FAQ's

Tankless Water Heaters/On-Demand Water Heaters

How much will a Rinnai cost compared to regular tank type water heater?

Our installation and materials costs for a traditional tank, natural gas water heater range from $750-$1200. Installation and materials costs for a Rinnai, natural gas water heater ranges from $2200-3200. A new Rinnai water heater will probably need a bigger gas line - which the primary reason the tankless cost more.

Why would I need a new, larger gas line?

Your new Rinnai needs a larger gas line because it has a large burner that heats water very rapidly as it flows through the system.

How big a unit do I need?

Units are rated by the gallons per minute of hot water at a given rise in water temperature. The most common rating is for a 35 degree rise and the range would be between 5 and 10 gallons/minute. Another way they are rated is by the number of "units" (showers, laundry, dishwasher) that can be operated at the same time without a drop in temperature. Most residential units we install will operate 2 or 3 showers at once. But, unlike a traditional tank, your Rinnai will never run out. For situations that require more hot water, units are easily put in tandem and linked together electronically.

What about hard water? Won't that clog them up?

Sediment build-up that eventually makes your tank type water heater start popping like popcorn as trapped water boils up through the sediment, is not a problem in the tankless system because there is no tank. Water moves through the coils as it is heated. When all the taps are closed, the flame goes out (no pilot on most). Softened water will lengthen the life of any water appliance.

Will I get hot water to my upstairs shower quicker?

No. It is a common misconception that demand water heaters are "instant". If a new demand heater is in the same location as the old, hot water will not be delivered any quicker.

Can I use a circulation pump to keep hot water in the pipes?

Only with a "demand" circulation pump that is made for a tankless heater.

Can I use a tankless heater in conjunction with solar water heating?

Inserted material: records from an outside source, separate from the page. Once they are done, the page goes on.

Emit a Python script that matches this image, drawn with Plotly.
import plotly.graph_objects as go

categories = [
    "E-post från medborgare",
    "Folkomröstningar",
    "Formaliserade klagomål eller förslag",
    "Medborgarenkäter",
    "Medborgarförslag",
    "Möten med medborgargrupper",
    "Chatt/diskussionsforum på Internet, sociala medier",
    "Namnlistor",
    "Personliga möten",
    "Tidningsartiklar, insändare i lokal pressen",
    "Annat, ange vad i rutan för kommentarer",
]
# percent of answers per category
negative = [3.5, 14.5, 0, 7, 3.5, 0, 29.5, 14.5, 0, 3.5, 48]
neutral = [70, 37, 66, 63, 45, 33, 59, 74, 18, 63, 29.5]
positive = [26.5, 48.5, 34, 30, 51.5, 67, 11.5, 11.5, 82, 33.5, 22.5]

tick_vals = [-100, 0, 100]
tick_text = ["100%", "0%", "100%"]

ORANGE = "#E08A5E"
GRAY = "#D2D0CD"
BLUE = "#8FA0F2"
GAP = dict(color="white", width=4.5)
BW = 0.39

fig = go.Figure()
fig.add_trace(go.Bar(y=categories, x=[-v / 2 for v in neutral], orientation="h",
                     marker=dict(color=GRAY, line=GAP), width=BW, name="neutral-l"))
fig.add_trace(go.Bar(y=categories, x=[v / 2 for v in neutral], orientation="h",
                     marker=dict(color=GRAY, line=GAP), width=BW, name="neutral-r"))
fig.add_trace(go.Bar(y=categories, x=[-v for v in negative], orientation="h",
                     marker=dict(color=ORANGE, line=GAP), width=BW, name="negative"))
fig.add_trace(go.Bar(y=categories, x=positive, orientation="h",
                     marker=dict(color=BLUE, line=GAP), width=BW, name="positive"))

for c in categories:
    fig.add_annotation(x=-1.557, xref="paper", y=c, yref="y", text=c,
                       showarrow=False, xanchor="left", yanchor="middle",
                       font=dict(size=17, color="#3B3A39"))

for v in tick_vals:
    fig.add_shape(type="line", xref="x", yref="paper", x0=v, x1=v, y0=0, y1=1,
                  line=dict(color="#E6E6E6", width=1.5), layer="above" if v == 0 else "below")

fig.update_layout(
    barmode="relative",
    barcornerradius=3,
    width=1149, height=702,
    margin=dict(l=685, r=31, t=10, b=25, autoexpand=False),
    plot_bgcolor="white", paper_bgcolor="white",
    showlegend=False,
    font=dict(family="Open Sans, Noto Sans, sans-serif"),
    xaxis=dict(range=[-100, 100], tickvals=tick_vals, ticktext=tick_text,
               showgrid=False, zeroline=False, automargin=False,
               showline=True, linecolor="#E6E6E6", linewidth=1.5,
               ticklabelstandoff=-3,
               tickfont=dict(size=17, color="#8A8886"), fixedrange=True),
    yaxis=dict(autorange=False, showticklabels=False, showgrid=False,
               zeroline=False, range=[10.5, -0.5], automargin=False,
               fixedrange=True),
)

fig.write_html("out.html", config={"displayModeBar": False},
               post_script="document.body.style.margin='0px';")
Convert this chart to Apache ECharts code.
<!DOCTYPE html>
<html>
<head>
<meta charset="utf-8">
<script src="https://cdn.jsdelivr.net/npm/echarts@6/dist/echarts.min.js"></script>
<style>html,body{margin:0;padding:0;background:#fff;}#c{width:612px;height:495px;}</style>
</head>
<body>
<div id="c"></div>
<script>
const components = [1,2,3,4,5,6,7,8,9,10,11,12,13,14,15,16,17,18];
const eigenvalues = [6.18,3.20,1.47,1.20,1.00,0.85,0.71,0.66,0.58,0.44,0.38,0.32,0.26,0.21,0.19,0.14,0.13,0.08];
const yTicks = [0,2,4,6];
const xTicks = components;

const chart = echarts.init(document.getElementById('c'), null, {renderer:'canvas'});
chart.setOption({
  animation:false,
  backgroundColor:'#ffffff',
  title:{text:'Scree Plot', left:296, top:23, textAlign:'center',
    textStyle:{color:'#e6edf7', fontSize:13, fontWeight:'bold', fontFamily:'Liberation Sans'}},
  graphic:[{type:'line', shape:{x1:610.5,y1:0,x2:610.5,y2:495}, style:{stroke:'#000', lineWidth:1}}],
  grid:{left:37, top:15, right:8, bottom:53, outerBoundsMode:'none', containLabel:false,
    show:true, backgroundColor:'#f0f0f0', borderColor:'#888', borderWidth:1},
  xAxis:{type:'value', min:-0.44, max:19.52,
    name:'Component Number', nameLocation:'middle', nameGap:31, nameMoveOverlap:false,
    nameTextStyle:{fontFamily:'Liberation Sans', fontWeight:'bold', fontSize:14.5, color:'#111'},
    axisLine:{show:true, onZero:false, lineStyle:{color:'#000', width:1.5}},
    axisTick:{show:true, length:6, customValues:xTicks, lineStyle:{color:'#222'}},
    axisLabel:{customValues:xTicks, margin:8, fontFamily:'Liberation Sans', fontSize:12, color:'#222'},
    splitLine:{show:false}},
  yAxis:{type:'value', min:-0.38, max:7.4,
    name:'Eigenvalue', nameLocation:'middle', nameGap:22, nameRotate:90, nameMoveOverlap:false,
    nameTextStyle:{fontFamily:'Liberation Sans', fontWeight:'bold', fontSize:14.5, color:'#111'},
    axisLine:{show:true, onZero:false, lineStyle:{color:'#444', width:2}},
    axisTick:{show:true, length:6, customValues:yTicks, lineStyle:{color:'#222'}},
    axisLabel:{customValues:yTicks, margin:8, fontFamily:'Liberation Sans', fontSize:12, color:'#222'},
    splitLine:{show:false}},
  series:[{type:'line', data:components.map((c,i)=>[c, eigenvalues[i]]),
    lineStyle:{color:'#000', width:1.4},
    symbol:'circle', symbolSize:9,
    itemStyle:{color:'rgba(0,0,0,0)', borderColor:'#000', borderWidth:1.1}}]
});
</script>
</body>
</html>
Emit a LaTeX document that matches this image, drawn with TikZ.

Only if existing system is properly designed or can be modified.

OK, what else?

Glad you asked. One of the potential side benefits of demand heaters is that there are outdoor models that require no vent pipe at all. If your current water heater is in your garage, put the tankless outside and gain that space. Or if you currently have a heater in a hallway closet or laundry room, put a demand heater outside or in the attic. Now you have more storage space. They take up very little room.

How can I find out the cost for my situation?

Call us for a site visit and estimate. We usually do estimates on Saturday afternoons. Just call 530-758-0830.

What are the down sides, besides the expense?

If the power goes out, you have no hot water. Some companies, however, make battery backups, much like a UPS for a computer, that will power the electronics required, which take very little current.